Sunday's farmers market was overflowing with squash. Heaped high in wicker baskets, green and yellow beauties tumbled over each other in a gorgeous, edible-gem display one table after another. I couldn't resist. There were lovely yellow summer squash, an unreal shade of intense buttercup; curved gourd shapes, a paler yellow with cool green bottoms; and a basket of pattypan squash, green, yellow, and adorable.
Besides making mouth-watering pictures, squash make mouth-watering dishes, and dinner last night featured the "pattypan" squash, stuffed with other farmers market finds. The pattypan looks like a trippy overgrown acorn, and can be yellow or green in color, although I chose the yellow beauties. The squash has a summery taste, refreshing with a hint of sweetness when cooked.
Ingredients:
6 pattypan squash
2 spring onions, or 1 medium sweet onion
3 garlic scapes (pictured at right), or 2 cloves of garlic
2/3 lb ground pork, or other ground meat
2-3 sprigs rosemary
2-3 sprigs thyme
olive oil
butter
salt and pepper to taste
1. Preheat oven to 400 degrees.
2. Wash and pat dry the squash. Cut off the top about one-third of the way down the squash so that you create a "body" and a "hat" out of the yellow beauts.
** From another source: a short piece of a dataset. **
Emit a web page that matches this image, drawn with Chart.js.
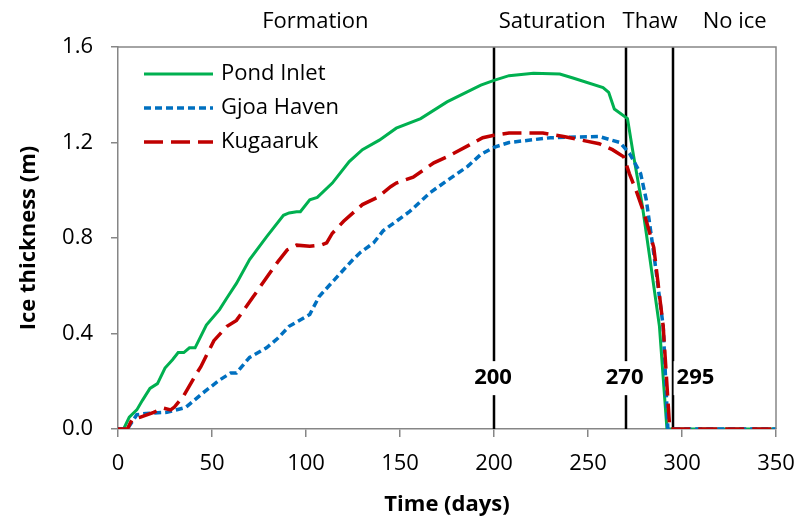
<!DOCTYPE html>
<html>
<head>
<meta charset="utf-8">
<script src="https://cdn.jsdelivr.net/npm/chart.js@4.4.1/dist/chart.umd.min.js"></script>
<style>
    html, body { margin: 0; padding: 0; background: #fff; }
    #wrap { width: 802px; height: 523px; }
</style>
</head>
<body>
<div id="wrap"><canvas id="chart" width="802" height="523"></canvas></div>
<script>
// --- Data ---
const pondDays = [0, 3, 6, 10, 13, 17, 21, 25, 29, 32, 35, 38, 41, 47, 54, 58, 63, 70, 79, 88, 91, 95, 97, 102, 106, 114, 123, 130, 139, 148, 161, 175, 193, 200, 208, 221, 235, 242, 258, 261, 264, 271, 274, 279, 283, 288, 292, 350];
const pondIce = [0, 0, 0.05, 0.08, 0.12, 0.17, 0.19, 0.255, 0.29, 0.32, 0.32, 0.34, 0.34, 0.435, 0.50, 0.55, 0.61, 0.71, 0.805, 0.895, 0.905, 0.91, 0.91, 0.96, 0.97, 1.03, 1.12, 1.17, 1.21, 1.26, 1.30, 1.37, 1.44, 1.46, 1.48, 1.49, 1.487, 1.47, 1.43, 1.41, 1.34, 1.30, 1.155, 0.93, 0.71, 0.43, 0, 0];

const gjoaDays = [0, 5, 10, 15, 26, 36, 45, 54, 60, 63, 70, 79, 85, 91, 102, 107, 118, 125, 129, 136, 141, 148, 155, 166, 175, 186, 193, 200, 208, 230, 256, 267, 272, 278, 281, 285, 290, 292.5, 350];
const gjoaIce = [0, 0, 0.06, 0.065, 0.07, 0.09, 0.15, 0.205, 0.235, 0.235, 0.30, 0.34, 0.38, 0.43, 0.48, 0.555, 0.65, 0.71, 0.74, 0.78, 0.83, 0.87, 0.91, 0.99, 1.04, 1.10, 1.15, 1.18, 1.20, 1.22, 1.225, 1.20, 1.155, 1.07, 0.96, 0.735, 0.43, 0, 0];

const kugaDays = [0, 5, 7.5, 12, 19, 24, 28, 30, 35, 42, 44, 51, 58, 63, 72, 80, 85, 90, 95, 102, 108, 111, 114, 120, 130, 138, 145, 148, 157, 168, 175, 187, 194, 200, 208, 226, 237, 256, 263, 269, 272, 276, 280, 285, 290, 293.5, 350];
const kugaIce = [0, 0, 0.04, 0.05, 0.07, 0.088, 0.08, 0.092, 0.14, 0.235, 0.26, 0.37, 0.43, 0.455, 0.555, 0.645, 0.70, 0.75, 0.77, 0.765, 0.77, 0.78, 0.82, 0.87, 0.94, 0.97, 1.015, 1.03, 1.055, 1.115, 1.14, 1.19, 1.22, 1.23, 1.24, 1.24, 1.225, 1.195, 1.17, 1.14, 1.07, 0.99, 0.90, 0.76, 0.43, 0, 0];

// phase boundaries and phase names (centre of each name, in days)
const boundaries = [200, 270, 295];
const phaseNames = ['Formation', 'Saturation', 'Thaw', 'No ice'];
const phaseCentres = [105, 231, 283, 328];

const FONT = "'Open Sans', sans-serif";

function toPoints(days, vals) {
    return days.map((d, i) => ({ x: d, y: vals[i] }));
}

// --- Phase lines, labels, frame and inline legend ---
const phasePlugin = {
    id: 'phases',
    beforeDatasetsDraw(chart) {
        const { ctx, chartArea, scales } = chart;
        const yLab = scales.y.getPixelForValue(0.213);
        ctx.save();
        ctx.strokeStyle = '#000';
        ctx.lineWidth = 2.5;
        boundaries.forEach(b => {
            const x = Math.round(scales.x.getPixelForValue(b));
            ctx.beginPath();
            ctx.moveTo(x, chartArea.top);
            ctx.lineTo(x, chartArea.bottom);
            ctx.stroke();
        });
        ctx.font = 'bold 22px ' + FONT;
        ctx.textBaseline = 'middle';
        boundaries.forEach((b, i) => {
            const x = scales.x.getPixelForValue(b);
            const txt = String(b);
            const w = ctx.measureText(txt).width;
            // last label sits right of its line
            const left = i === boundaries.length - 1 ? x + 1 : x - w / 2 - 4;
            ctx.fillStyle = '#fff';
            ctx.fillRect(left, yLab - 17, w + 6, 34);
            ctx.fillStyle = '#000';
            ctx.fillText(txt, left + 3, yLab);
        });
        ctx.restore();
    },
    afterDraw(chart) {
        const { ctx, chartArea, scales } = chart;
        ctx.save();
        // frame top/right
        ctx.strokeStyle = '#868686';
        ctx.lineWidth = 1.5;
        ctx.beginPath();
        ctx.moveTo(chartArea.left, chartArea.top);
        ctx.lineTo(chartArea.right, chartArea.top);
        ctx.lineTo(chartArea.right, chartArea.bottom);
        ctx.stroke();

        // phase names above the plot
        ctx.fillStyle = '#000';
        ctx.font = '22px ' + FONT;
        ctx.textAlign = 'center';
        ctx.textBaseline = 'middle';
        phaseNames.forEach((n, i) => {
            ctx.fillText(n, scales.x.getPixelForValue(phaseCentres[i]), 22);
        });

        // legend inside the plot
        ctx.textAlign = 'left';
        chart.data.datasets.forEach((ds, i) => {
            const y = chartArea.top + 27 + i * 34;
            ctx.strokeStyle = ds.borderColor;
            ctx.lineWidth = ds.borderWidth;
            ctx.setLineDash(ds.borderDash || []);
            ctx.beginPath();
            ctx.moveTo(chartArea.left + 26, y);
            ctx.lineTo(chartArea.left + 95, y);
            ctx.stroke();
            ctx.setLineDash([]);
            ctx.fillStyle = '#000';
            ctx.fillText(ds.label, chartArea.left + 103, y);
        });
        ctx.restore();
    }
};

new Chart(document.getElementById('chart'), {
    type: 'line',
    data: {
        datasets: [
            { label: 'Pond Inlet', data: toPoints(pondDays, pondIce), borderColor: '#00B050', borderWidth: 3, order: 3 },
            { label: 'Gjoa Haven', data: toPoints(gjoaDays, gjoaIce), borderColor: '#0070C0', borderWidth: 3.5, borderDash: [7, 4], order: 2 },
            { label: 'Kugaaruk', data: toPoints(kugaDays, kugaIce), borderColor: '#C00000', borderWidth: 3.5, borderDash: [19, 8], order: 1 }
        ]
    },
    options: {
        responsive: false,
        animation: false,
        events: [],
        elements: { point: { radius: 0 }, line: { tension: 0, fill: false } },
        layout: { padding: { left: 0, top: 47, right: 26, bottom: 0 } },
        plugins: { legend: { display: false }, tooltip: { enabled: false } },
        scales: {
            x: {
                type: 'linear',
                min: 0, max: 350,
                ticks: { stepSize: 50, color: '#000', font: { family: FONT, size: 22 }, padding: 14, maxRotation: 0 },
                grid: { drawOnChartArea: false, color: '#868686', tickLength: 8, lineWidth: 1.5 },
                border: { color: '#868686', width: 1.5 },
                title: { display: true, text: 'Time (days)', color: '#000', font: { family: FONT, size: 22, weight: 'bold' }, padding: { top: 0, bottom: 5 } },
                afterFit(scale) {
                    scale.height = 94;
                    // label overhang is covered by layout padding
                    scale.paddingLeft = 0;
                    scale.paddingRight = 0;
                }
            },
            y: {
                min: 0, max: 1.6,
                ticks: { stepSize: 0.4, color: '#000', font: { family: FONT, size: 22 }, padding: 18, callback: v => v.toFixed(1) },
                grid: { drawOnChartArea: false, color: '#868686', tickLength: 7, lineWidth: 1.5 },
                border: { color: '#868686', width: 1.5 },
                title: { display: true, text: 'Ice thickness (m)', color: '#000', font: { family: FONT, size: 22, weight: 'bold' }, padding: { top: 16, bottom: 0 } },
                afterFit(scale) { scale.width = 118; }
            }
        }
    },
    plugins: [phasePlugin]
});
</script>
</body>
</html>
3. Scoop out the soft insides to create a squash shell cup, and reserve the flesh and seeds in a bowl. Place the squash shell in a baking dish, sprinkle with sea salt, and dot a smidgeon of butter on the bottom. Place the tops in the pan as well, dust with salt, and then into the oven they go. Set a timer for 45 minutes, and get ready to make the filling.
4. Chop up the spring onions and garlic scapes (the head through about 2/3 of the stem) into bite-sized pieces. Start a saute pan over medium low heat with a dab of butter and several drops of olive oil, adding the onion once the butter-oil combination is melted and hot. Give the onion about 5 minutes to get translucent, then add the scapes, cooking for about 5 more minutes.
5. The smells in the kitchen will be hunger-inducing at this point, so add the ground pork into your onion-scape mix, and cook for another 10 minutes, or until the pork is browned.
6. As the pork cooks, chop up about a cup of the squash innards, and throw them in the mix once the pork is brown. Add the rosemary, thyme, salt and pepper, and cook another few minutes. Let the mixture rest as the shells cook.
7. Timer beeping? Time to take the shells out of the oven, and fill them up with the pork mixture, trying to fill the shell up to the very top, or even a little bit beyond. Turn the oven to a broil, take the tops out of the baking dish and put them onto a plate, and then stick the stuffed squash back in the oven for 10 minutes.
This is a good recipe for entertaining, as the built-in serving dish of squash shell is edible, scrumptious, and eye-pleasingly presentable. The squash has a mellow sweetness that absorbs the woodsy herbs and pork for a thoroughly satisfying, juicy taste.